== Set exercise ==
Could you write out the records below exactly as they appear, leaving out any pictures?

== Data listing ==
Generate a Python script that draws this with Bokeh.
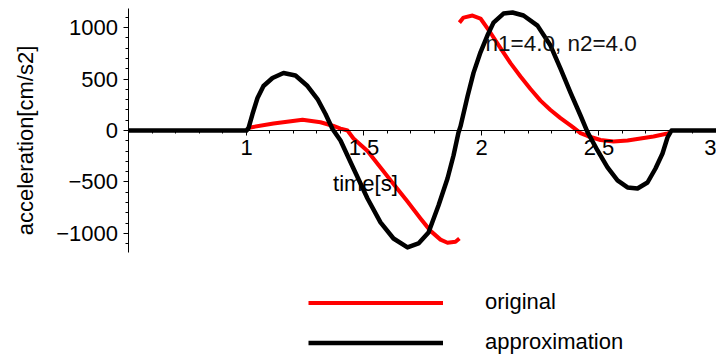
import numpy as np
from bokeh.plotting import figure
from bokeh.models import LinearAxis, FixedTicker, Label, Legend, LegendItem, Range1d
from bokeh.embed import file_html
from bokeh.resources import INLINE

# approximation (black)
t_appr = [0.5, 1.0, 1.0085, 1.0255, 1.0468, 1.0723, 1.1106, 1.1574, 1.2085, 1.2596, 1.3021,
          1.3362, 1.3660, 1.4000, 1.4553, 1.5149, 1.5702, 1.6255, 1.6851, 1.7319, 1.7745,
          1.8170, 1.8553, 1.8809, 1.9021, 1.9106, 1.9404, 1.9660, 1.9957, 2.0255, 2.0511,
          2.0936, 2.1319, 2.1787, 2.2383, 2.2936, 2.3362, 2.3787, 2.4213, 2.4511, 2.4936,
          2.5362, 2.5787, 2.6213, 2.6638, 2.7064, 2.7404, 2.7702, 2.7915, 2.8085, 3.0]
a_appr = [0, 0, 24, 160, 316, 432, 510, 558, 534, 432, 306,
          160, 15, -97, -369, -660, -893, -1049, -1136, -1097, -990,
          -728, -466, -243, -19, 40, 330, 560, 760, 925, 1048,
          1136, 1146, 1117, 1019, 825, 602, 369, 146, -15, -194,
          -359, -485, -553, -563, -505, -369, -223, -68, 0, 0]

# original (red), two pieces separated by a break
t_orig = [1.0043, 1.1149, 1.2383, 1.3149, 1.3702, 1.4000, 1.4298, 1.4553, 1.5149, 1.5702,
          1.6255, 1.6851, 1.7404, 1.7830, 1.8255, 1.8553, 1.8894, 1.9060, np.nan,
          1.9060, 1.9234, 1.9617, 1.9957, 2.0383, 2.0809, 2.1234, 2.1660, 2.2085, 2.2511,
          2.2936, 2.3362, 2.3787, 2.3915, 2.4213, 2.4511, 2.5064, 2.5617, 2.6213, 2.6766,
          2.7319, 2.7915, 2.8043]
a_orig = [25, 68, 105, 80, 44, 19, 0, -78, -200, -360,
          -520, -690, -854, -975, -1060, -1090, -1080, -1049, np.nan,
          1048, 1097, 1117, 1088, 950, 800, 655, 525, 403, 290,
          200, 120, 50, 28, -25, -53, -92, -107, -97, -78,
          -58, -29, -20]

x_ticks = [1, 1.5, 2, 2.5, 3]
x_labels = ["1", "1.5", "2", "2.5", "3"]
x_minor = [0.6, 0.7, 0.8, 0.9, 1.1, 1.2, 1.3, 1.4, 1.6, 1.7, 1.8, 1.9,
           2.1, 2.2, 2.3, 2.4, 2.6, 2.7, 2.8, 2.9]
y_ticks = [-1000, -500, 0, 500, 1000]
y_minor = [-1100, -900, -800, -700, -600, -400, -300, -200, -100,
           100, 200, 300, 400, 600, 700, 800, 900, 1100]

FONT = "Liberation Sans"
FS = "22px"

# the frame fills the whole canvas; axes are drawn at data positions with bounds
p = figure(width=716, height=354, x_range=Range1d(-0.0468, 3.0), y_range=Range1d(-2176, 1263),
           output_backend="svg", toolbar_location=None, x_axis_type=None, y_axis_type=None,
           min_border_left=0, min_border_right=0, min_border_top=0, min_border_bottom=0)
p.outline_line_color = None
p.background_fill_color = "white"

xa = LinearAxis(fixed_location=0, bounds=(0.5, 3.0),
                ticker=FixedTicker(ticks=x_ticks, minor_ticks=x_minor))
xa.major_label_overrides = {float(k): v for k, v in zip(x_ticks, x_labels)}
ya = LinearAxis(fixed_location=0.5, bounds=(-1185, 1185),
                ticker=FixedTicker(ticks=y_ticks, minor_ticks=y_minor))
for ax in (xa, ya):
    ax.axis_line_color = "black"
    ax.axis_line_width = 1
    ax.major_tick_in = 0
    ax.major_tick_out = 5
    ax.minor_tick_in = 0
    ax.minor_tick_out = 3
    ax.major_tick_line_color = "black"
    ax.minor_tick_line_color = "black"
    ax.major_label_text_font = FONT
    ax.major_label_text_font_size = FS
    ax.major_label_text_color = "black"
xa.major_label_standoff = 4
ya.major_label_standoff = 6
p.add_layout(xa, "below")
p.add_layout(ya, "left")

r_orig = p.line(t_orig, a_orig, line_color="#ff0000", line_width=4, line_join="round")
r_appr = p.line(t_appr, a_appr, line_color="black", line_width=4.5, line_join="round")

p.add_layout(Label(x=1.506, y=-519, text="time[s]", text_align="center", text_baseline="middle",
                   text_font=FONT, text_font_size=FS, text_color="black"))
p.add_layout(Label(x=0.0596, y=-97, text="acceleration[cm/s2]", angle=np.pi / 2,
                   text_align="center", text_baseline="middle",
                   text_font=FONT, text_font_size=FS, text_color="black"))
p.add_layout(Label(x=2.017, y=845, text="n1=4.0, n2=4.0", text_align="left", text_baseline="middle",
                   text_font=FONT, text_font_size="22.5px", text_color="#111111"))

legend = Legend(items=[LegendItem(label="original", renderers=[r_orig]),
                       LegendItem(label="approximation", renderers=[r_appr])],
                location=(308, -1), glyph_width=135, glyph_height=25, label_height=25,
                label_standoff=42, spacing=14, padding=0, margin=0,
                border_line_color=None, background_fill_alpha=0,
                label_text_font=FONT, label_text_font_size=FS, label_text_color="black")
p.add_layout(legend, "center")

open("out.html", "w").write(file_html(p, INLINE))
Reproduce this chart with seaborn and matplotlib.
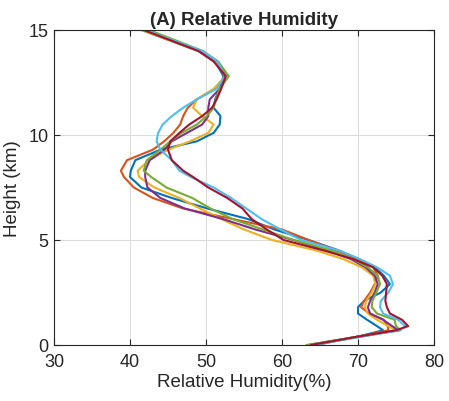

== The result ==
Generate a Python script that draws this with Bokeh.
import numpy as np
from bokeh.plotting import figure
from bokeh.models import LinearAxis, FixedTicker, Label, Legend, LegendItem, Range1d
from bokeh.embed import file_html
from bokeh.resources import INLINE

# approximation (black)
t_appr = [0.5, 1.0, 1.0085, 1.0255, 1.0468, 1.0723, 1.1106, 1.1574, 1.2085, 1.2596, 1.3021,
          1.3362, 1.3660, 1.4000, 1.4553, 1.5149, 1.5702, 1.6255, 1.6851, 1.7319, 1.7745,
          1.8170, 1.8553, 1.8809, 1.9021, 1.9106, 1.9404, 1.9660, 1.9957, 2.0255, 2.0511,
          2.0936, 2.1319, 2.1787, 2.2383, 2.2936, 2.3362, 2.3787, 2.4213, 2.4511, 2.4936,
          2.5362, 2.5787, 2.6213, 2.6638, 2.7064, 2.7404, 2.7702, 2.7915, 2.8085, 3.0]
a_appr = [0, 0, 24, 160, 316, 432, 510, 558, 534, 432, 306,
          160, 15, -97, -369, -660, -893, -1049, -1136, -1097, -990,
          -728, -466, -243, -19, 40, 330, 560, 760, 925, 1048,
          1136, 1146, 1117, 1019, 825, 602, 369, 146, -15, -194,
          -359, -485, -553, -563, -505, -369, -223, -68, 0, 0]

# original (red), two pieces separated by a break
t_orig = [1.0043, 1.1149, 1.2383, 1.3149, 1.3702, 1.4000, 1.4298, 1.4553, 1.5149, 1.5702,
          1.6255, 1.6851, 1.7404, 1.7830, 1.8255, 1.8553, 1.8894, 1.9060, np.nan,
          1.9060, 1.9234, 1.9617, 1.9957, 2.0383, 2.0809, 2.1234, 2.1660, 2.2085, 2.2511,
          2.2936, 2.3362, 2.3787, 2.3915, 2.4213, 2.4511, 2.5064, 2.5617, 2.6213, 2.6766,
          2.7319, 2.7915, 2.8043]
a_orig = [25, 68, 105, 80, 44, 19, 0, -78, -200, -360,
          -520, -690, -854, -975, -1060, -1090, -1080, -1049, np.nan,
          1048, 1097, 1117, 1088, 950, 800, 655, 525, 403, 290,
          200, 120, 50, 28, -25, -53, -92, -107, -97, -78,
          -58, -29, -20]

x_ticks = [1, 1.5, 2, 2.5, 3]
x_labels = ["1", "1.5", "2", "2.5", "3"]
x_minor = [0.6, 0.7, 0.8, 0.9, 1.1, 1.2, 1.3, 1.4, 1.6, 1.7, 1.8, 1.9,
           2.1, 2.2, 2.3, 2.4, 2.6, 2.7, 2.8, 2.9]
y_ticks = [-1000, -500, 0, 500, 1000]
y_minor = [-1100, -900, -800, -700, -600, -400, -300, -200, -100,
           100, 200, 300, 400, 600, 700, 800, 900, 1100]

FONT = "Liberation Sans"
FS = "22px"

# the frame fills the whole canvas; axes are drawn at data positions with bounds
p = figure(width=716, height=354, x_range=Range1d(-0.0468, 3.0), y_range=Range1d(-2176, 1263),
           output_backend="svg", toolbar_location=None, x_axis_type=None, y_axis_type=None,
           min_border_left=0, min_border_right=0, min_border_top=0, min_border_bottom=0)
p.outline_line_color = None
p.background_fill_color = "white"

xa = LinearAxis(fixed_location=0, bounds=(0.5, 3.0),
                ticker=FixedTicker(ticks=x_ticks, minor_ticks=x_minor))
xa.major_label_overrides = {float(k): v for k, v in zip(x_ticks, x_labels)}
ya = LinearAxis(fixed_location=0.5, bounds=(-1185, 1185),
                ticker=FixedTicker(ticks=y_ticks, minor_ticks=y_minor))
for ax in (xa, ya):
    ax.axis_line_color = "black"
    ax.axis_line_width = 1
    ax.major_tick_in = 0
    ax.major_tick_out = 5
    ax.minor_tick_in = 0
    ax.minor_tick_out = 3
    ax.major_tick_line_color = "black"
    ax.minor_tick_line_color = "black"
    ax.major_label_text_font = FONT
    ax.major_label_text_font_size = FS
    ax.major_label_text_color = "black"
xa.major_label_standoff = 4
ya.major_label_standoff = 6
p.add_layout(xa, "below")
p.add_layout(ya, "left")

r_orig = p.line(t_orig, a_orig, line_color="#ff0000", line_width=4, line_join="round")
r_appr = p.line(t_appr, a_appr, line_color="black", line_width=4.5, line_join="round")

p.add_layout(Label(x=1.506, y=-519, text="time[s]", text_align="center", text_baseline="middle",
                   text_font=FONT, text_font_size=FS, text_color="black"))
p.add_layout(Label(x=0.0596, y=-97, text="acceleration[cm/s2]", angle=np.pi / 2,
                   text_align="center", text_baseline="middle",
                   text_font=FONT, text_font_size=FS, text_color="black"))
p.add_layout(Label(x=2.017, y=845, text="n1=4.0, n2=4.0", text_align="left", text_baseline="middle",
                   text_font=FONT, text_font_size="22.5px", text_color="#111111"))

legend = Legend(items=[LegendItem(label="original", renderers=[r_orig]),
                       LegendItem(label="approximation", renderers=[r_appr])],
                location=(308, -1), glyph_width=135, glyph_height=25, label_height=25,
                label_standoff=42, spacing=14, padding=0, margin=0,
                border_line_color=None, background_fill_alpha=0,
                label_text_font=FONT, label_text_font_size=FS, label_text_color="black")
p.add_layout(legend, "center")

open("out.html", "w").write(file_html(p, INLINE))
Reproduce this chart with seaborn and matplotlib.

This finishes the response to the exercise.